His plans had not changed, then. Caroline folded her hands and pointed her bonnet brim straight ahead.
For the first time since Wisconsin, Caroline felt a pull from behind. Every mile that spread between them and Independence tugged at Caroline as though her corset strings were looped over the hitching posts. It was not so much the town itself calling to her, Caroline reckoned, but the notion of a town—a link to the society of others, however rudimentary it might be. The farther Charles drove, the more tenuous that join became.
So Caroline was not as startled as Charles when they found themselves suddenly at the edge of the wide cut in the earth. The feeling of an approaching rim had held her poised, leaning slightly backward these last ten miles. And now there was the very break she had sensed, inches from the mustangs’ noses. Perhaps it was not the line between Kansas and the Territory—perhaps they had already passed that boundary—but this cleft in the prairie’s flesh, with the slender vein of creek flowing through its bare red bluffs, spoke to her as the Missouri had spoken to Charles. Life on the opposing shore would be measurably different. How many more wagons must follow them across that creek, Caroline wondered as Charles frowned at his map, before the seam it embodied drew tight and disappeared?
Down into the bottomlands the mustangs went, not pulling now, but pushing to hold the wagon from skidding down the steep grade. Caroline held her spine rigid as the brake lever and angled herself backward, and still she could not fully resist the steady downward momentum. This land was uncanny, she thought as the wagon slid lower and lower, the way it managed to make her body enact the shapes of her emotions.

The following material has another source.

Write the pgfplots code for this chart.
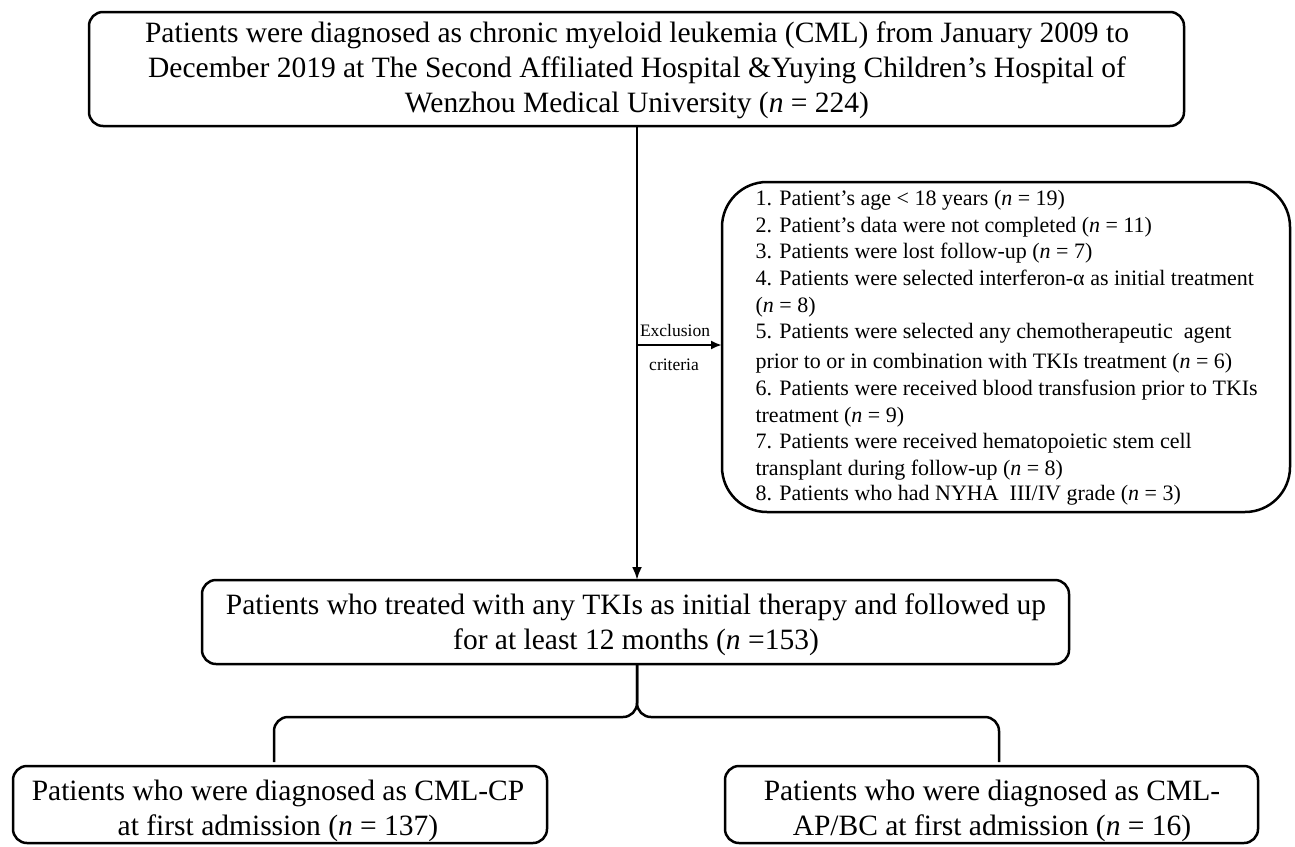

Between the hot red cliffs the bottomlands spread out still and smooth as the first page of Genesis. Across the creek grazing deer stood and wondered at them, utterly unconcerned by their presence. The place seemed a little world unto itself, unreached even by the wind. Not a breath of air rumpled the grass as Charles stopped the horses to drink. Caroline, too, felt suddenly untouched once the wagon leveled. Down here no unseen currents pulled or pushed at her. In this sheltered place there was nothing to feel but herself. She opened her hands and brought them to her sides, gauging herself from without and within.
The heat of her palms warmed the dusty blue calico and then slowly reached through corset and chemise to greet her skin. Across the gentle stretch of her belly the pulse of each fingertip drummed softly. Somewhere between them, Caroline hoped, the still and silent little creature inside could feel that same calm throbbing and know it signaled welcome. She did not know how much longer she could await the answering telegraph of elbows, knees, and heels before admitting something must be wrong.

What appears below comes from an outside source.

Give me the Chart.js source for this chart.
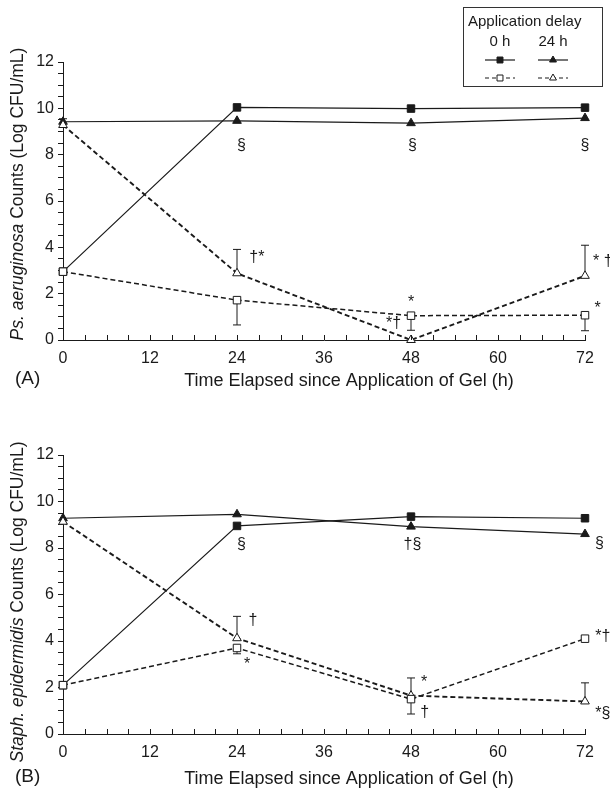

Charles leaned toward her, drawing a small breath as if to speak, then closed his mouth and looked back to the creek. Caroline fitted her hands into their accustomed knot and waited. “Creek’s pretty high,” he said. “But I guess we can make it all right.” He pointed out the old wheel ruts that marked a fording place—two deep grooves butting up neatly to the water’s edge. “What do you say, Caroline?”
Her stomach gave off an unexpected shimmer of unease. Close behind, Caroline felt her awareness rising of its own accord, as it had at the sight of the Osages on the street.

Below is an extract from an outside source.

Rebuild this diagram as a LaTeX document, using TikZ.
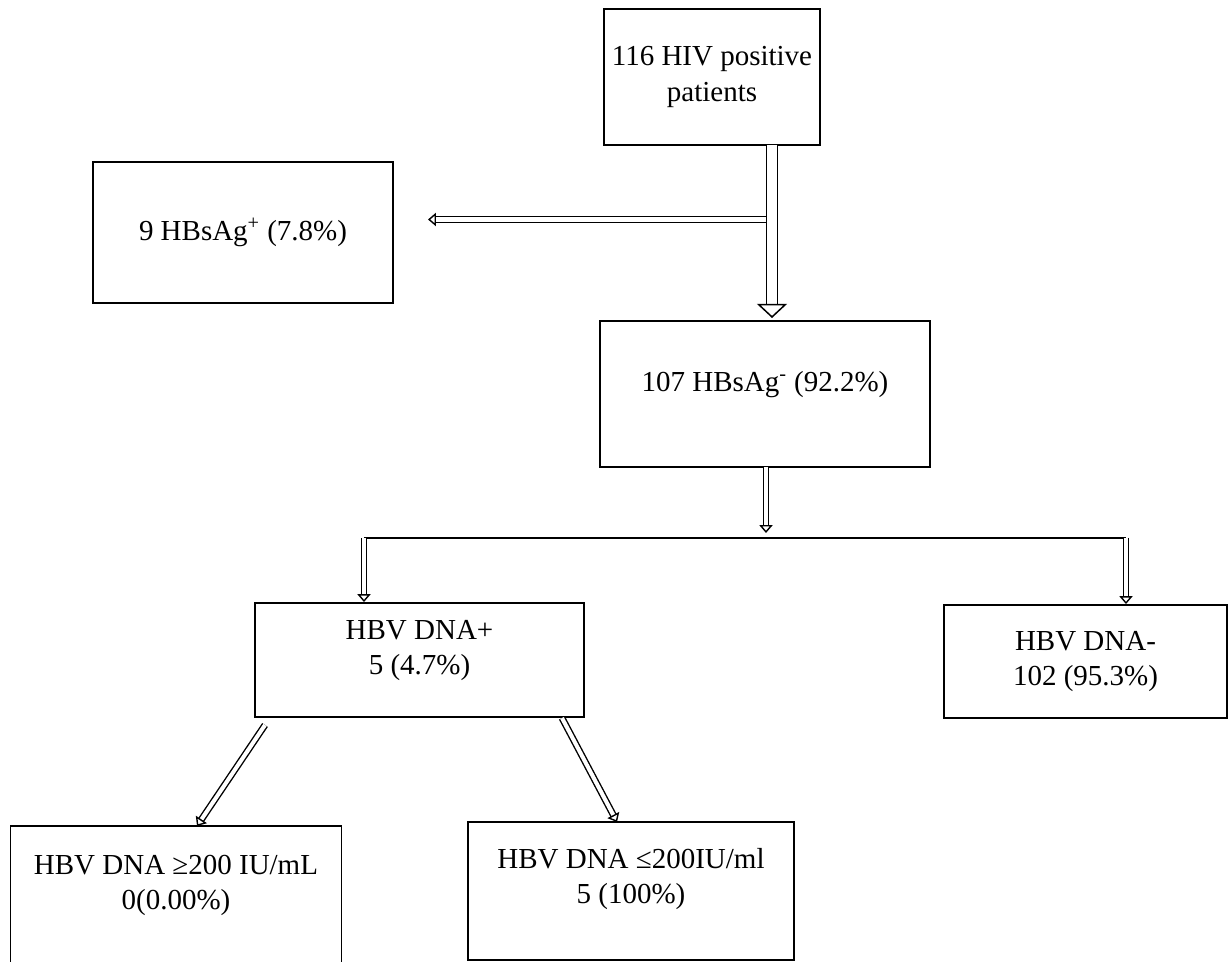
\documentclass[tikz,border=0pt]{standalone}
\usepackage{fontspec}
\setmainfont{Liberation Serif}
\usetikzlibrary{arrows.meta}
\tikzset{
  box/.style={draw, line width=1.1pt, align=center, inner sep=0pt},
  bigarrow/.style={double, line width=0.85pt, double distance=5.6pt, -{Triangle[open,line width=0.85pt,length=8pt,width=17pt]}},
  thinarrow/.style={double, line width=0.8pt, double distance=2.3pt, -{Triangle[open,line width=0.8pt,length=4.5pt,width=7.5pt]}}
}
\begin{document}
\begin{tikzpicture}[x=0.02cm,y=-0.02cm,font=\fontsize{16.5}{20}\selectfont]
        \useasboundingbox (0,0) rectangle (1231,962);
        \node[box,minimum width=4.32cm,minimum height=2.72cm] (hiv) at (712,77) {116 HIV positive\\patients};
        \node[box,minimum width=6cm,minimum height=2.82cm] (pos) at (243,232.5) {9 HBsAg\textsuperscript{+} (7.8\%)};
        \node[box,minimum width=6.6cm,minimum height=2.92cm,text depth=14pt] (neg) at (765,394) {107 HBsAg\textsuperscript{-} (92.2\%)};
        \node[box,minimum width=6.58cm,minimum height=2.28cm,text depth=14pt] (dnapos) at (419.5,660) {HBV DNA+\\5 (4.7\%)};
        \node[box,minimum width=5.66cm,minimum height=2.26cm] (dnaneg) at (1085.5,661.5) {HBV DNA-\\102 (95.3\%)};
        \node[box,minimum width=6.62cm,minimum height=2.8cm,text depth=16pt] (high) at (176,896) {HBV DNA ≥200 IU/mL\\0(0.00\%)};
        \node[box,minimum width=6.52cm,minimum height=2.76cm,text depth=17pt] (low) at (631,891) {HBV DNA ≤200IU/ml\\5 (100\%)};
        \coordinate (top) at (772,145);
        \coordinate (topend) at (772,318);
        \coordinate (side) at (766,219.5);
        \coordinate (sideend) at (428,219.5);
        \coordinate (mid) at (766,467);
        \coordinate (midend) at (766,533);
        \coordinate (splitl) at (364,538);
        \coordinate (splitr) at (1126,538);
        \coordinate (highs) at (265,725);
        \coordinate (highe) at (197,826);
        \coordinate (lows) at (562,718);
        \coordinate (lowe) at (617,822);
        \draw[bigarrow] (top) -- (topend);
        \draw[thinarrow] (side) -- (sideend);
        \draw[thinarrow] (mid) -- (midend);
        \draw[line width=0.85pt] (splitl) -- (splitr);
        \draw[thinarrow] (splitl) -- (dnapos.north -| splitl);
        \draw[thinarrow] (splitr) -- (dnaneg.north -| splitr);
        \draw[thinarrow] (highs) -- (highe);
        \draw[thinarrow] (lows) -- (lowe);
\end{tikzpicture}
\end{document}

Strange. Nothing before her had changed. She had not felt the least bit wary until he asked. Puzzled, she studied the creek up and down, searching for whatever it was that might have put her senses on guard. The water was high and deep, as Charles had said. But she had known that before he’d said so. The swath of darker silver streaking its middle was perfectly plain. She looked at the ruts Charles had pointed out. If they were unlike any of the other ruts she had seen in the last seven hundred miles, she could not say how.